I struggle to see how this is any different than the war our Christo-American society is currently waging on the Muslim community.

I also think that my worldview is better is because it does not allow me to love only those persons who think like me.

Christ named that the commandments on which all else hang are Love God and Love your neighbor.  The mission of Jesus of Nazareth was one of setting people free (Luke 4) and making available Abundant Life (John 10). He consistently ministered to those who were shunned by the religious establishment of his day, and we know that that is how his disciples understood his mission for they continued it by offering his Grace and Peace to those outside of the faith (the Gentiles) and outcasts (ie – women and the Ethiopian Eunuch) (cf. Acts).

But, more pointedly, Christ gave us the New Commandment to Love one another as “I have loved you.” And love, as we have seen, does not mean one must be in agreement with another, but that we are called to patience, kindness, a lack of envy, bosting, arrogance, or rudeness. Love means not insisting that I get my way, or being irritable or resentful. It means not rejoicing in wrongdoing, but in the truth. It means bearing, believing, rejoicing and enduring all things.

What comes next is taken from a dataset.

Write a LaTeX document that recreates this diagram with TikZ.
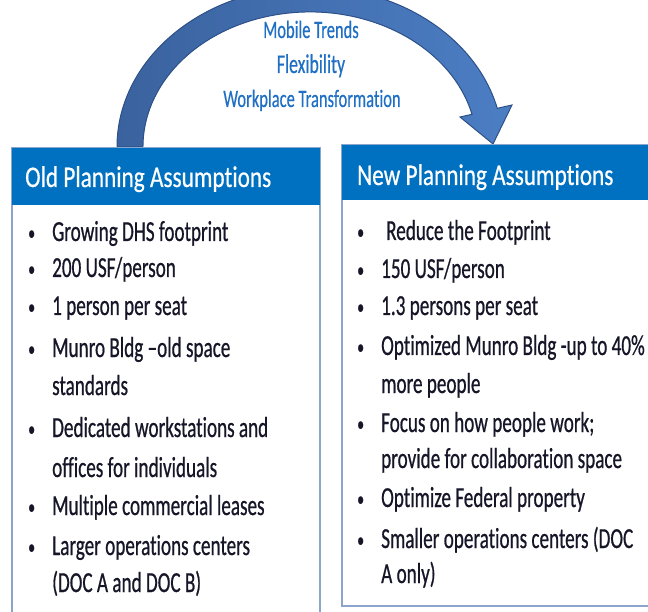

So, ultimately, this is my answer to the Postmodern Problem of the Fundamentalist. I believe that the worldview I hold is better than that of a Fundamentalist, not because of an ability to do any of these things in extra measure (it is not I who loves, but Christ through me), but because of the words “all things.” As a Christian, I am called to love not just those who behave or think in a certain way that I am comfortable with, but all persons. Everyone is my neighbor, and so (with God’s help) I will love them.